There's a book out there which I read when I was young - Follow my Leader. It's about a boy who lost his sight in an accident and gets a seeing eye dog.
While at a school for the blind he was shown a protrusion on a stone fireplace and warned that it's at his face level so he needs to be careful. He asked why it wasn't padded.
The reply is that the world can't be built around his handicap, he must learn to adapt to the world as it exists and that his safety and health are his responsibility.
The point to this analogy in this discussion is that curb cuts and other aids for the handicapped aren't supposed to replace the real world, they're to assist the handicapped and help them adapt so they can live in the real world.

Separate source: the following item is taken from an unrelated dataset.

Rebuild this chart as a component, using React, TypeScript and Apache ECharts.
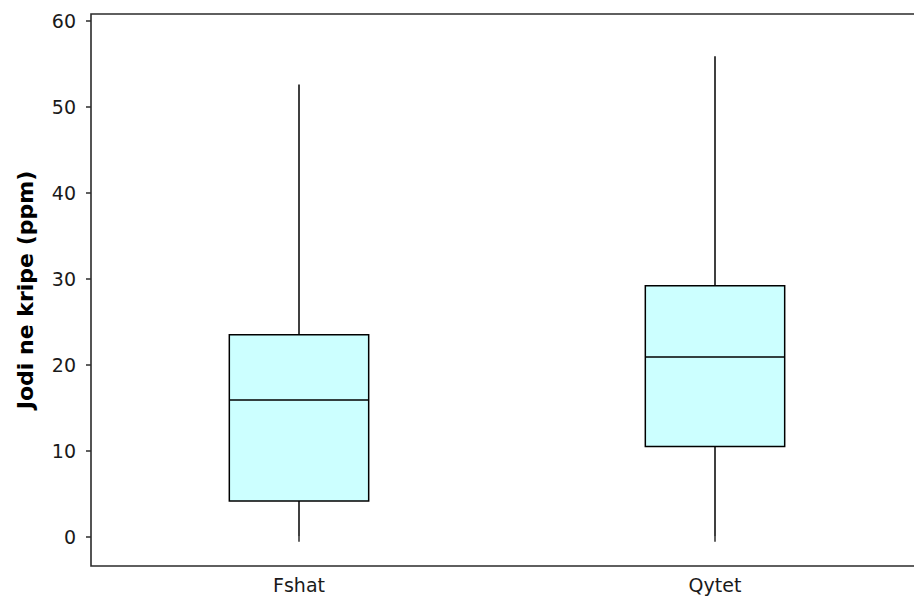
import React, { useEffect, useRef } from "react";
import * as echarts from "echarts";

const categories = ["Fshat", "Qytet"];
// [min, Q1, median, Q3, max]
const boxFshat = [0, 4.15, 15.9, 23.5, 52.6];
const boxQytet = [0, 10.5, 20.9, 29.2, 55.9];
const yTicks = [0, 10, 20, 30, 40, 50, 60];
const yAxisName = "Jodi ne kripe (ppm)";

export default function App() {
  const ref = useRef<HTMLDivElement>(null);
  useEffect(() => {
    if (!ref.current) return;
    const chart = echarts.init(ref.current, undefined, { renderer: "svg" });
    const data = [
      [0, ...boxFshat],
      [1, ...boxQytet],
    ];
    const font = "DejaVu Sans";
    chart.setOption({
      animation: false,
      backgroundColor: "#ffffff",
      grid: {
        left: 91,
        right: 9,
        top: 14,
        bottom: 37,
        show: true,
        borderColor: "#2b2b2b",
        borderWidth: 1.6,
      },
      xAxis: {
        type: "category",
        data: categories,
        boundaryGap: true,
        axisLine: { show: false },
        axisTick: {
          show: true,
          alignWithLabel: true,
          length: 5,
          lineStyle: { color: "#2b2b2b", width: 1.5 },
        },
        axisLabel: {
          fontFamily: font,
          fontSize: 19,
          color: "#1a1a1a",
          margin: 9,
        },
        splitLine: { show: false },
      },
      yAxis: {
        type: "value",
        min: -3.4,
        max: 60.8,
        name: yAxisName,
        nameLocation: "middle",
        nameGap: 55,
        nameTextStyle: {
          fontFamily: font,
          fontSize: 22,
          fontWeight: "bold",
          color: "#000",
        },
        axisLine: { show: false },
        axisTick: {
          show: true,
          length: 5,
          customValues: yTicks,
          lineStyle: { color: "#2b2b2b", width: 1.5 },
        },
        axisLabel: {
          customValues: yTicks,
          fontFamily: font,
          fontSize: 19,
          color: "#1a1a1a",
          margin: 15,
        },
        splitLine: { show: false },
      },
      series: [
        {
          type: "custom",
          data,
          encode: { x: 0, y: [1, 2, 3, 4, 5] },
          renderItem: (params: any, api: any) => {
            const xi = api.value(0);
            const vals = [1, 2, 3, 4, 5].map((i) => api.value(i));
            const pts = vals.map((v: number) => api.coord([xi, v]));
            const bw = api.size([1, 0])[0] * 0.335;
            const cx = pts[0][0];
            const stroke = { stroke: "#000", lineWidth: 1.5 };
            return {
              type: "group",
              children: [
                {
                  type: "line",
                  shape: { x1: cx, y1: pts[0][1], x2: cx, y2: pts[1][1] },
                  style: stroke,
                },
                {
                  type: "line",
                  shape: { x1: cx, y1: pts[3][1], x2: cx, y2: pts[4][1] },
                  style: stroke,
                },
                {
                  type: "rect",
                  shape: {
                    x: cx - bw / 2,
                    y: pts[3][1],
                    width: bw,
                    height: pts[1][1] - pts[3][1],
                  },
                  style: { fill: "#ccffff", stroke: "#000", lineWidth: 1.5 },
                },
                {
                  type: "line",
                  shape: { x1: cx - bw / 2, y1: pts[2][1], x2: cx + bw / 2, y2: pts[2][1] },
                  style: stroke,
                },
              ],
            };
          },
        },
      ],
    });
    return () => chart.dispose();
  }, []);
  return (
    <div
      style={{
        position: "fixed",
        left: 0,
        top: 0,
        width: 914,
        height: 603,
        overflow: "hidden",
        background: "#fff",
      }}
    >
      <div ref={ref} style={{ width: 932, height: 603 }} />
    </div>
  );
}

Making all of mankind live/work/play at the level of the least common denominator reduces all of us instead of lifting anyone. Your 15 minute city attempts to put everyone into the same box as if we are all nothing more than a single individual with equal needs/wants/desires. This is the flaw in "equity" because we are not all the same.
We do not change the world so that we are only equal to the least of us. Instead we should strive to change the world so that the least of us are as great as the rest.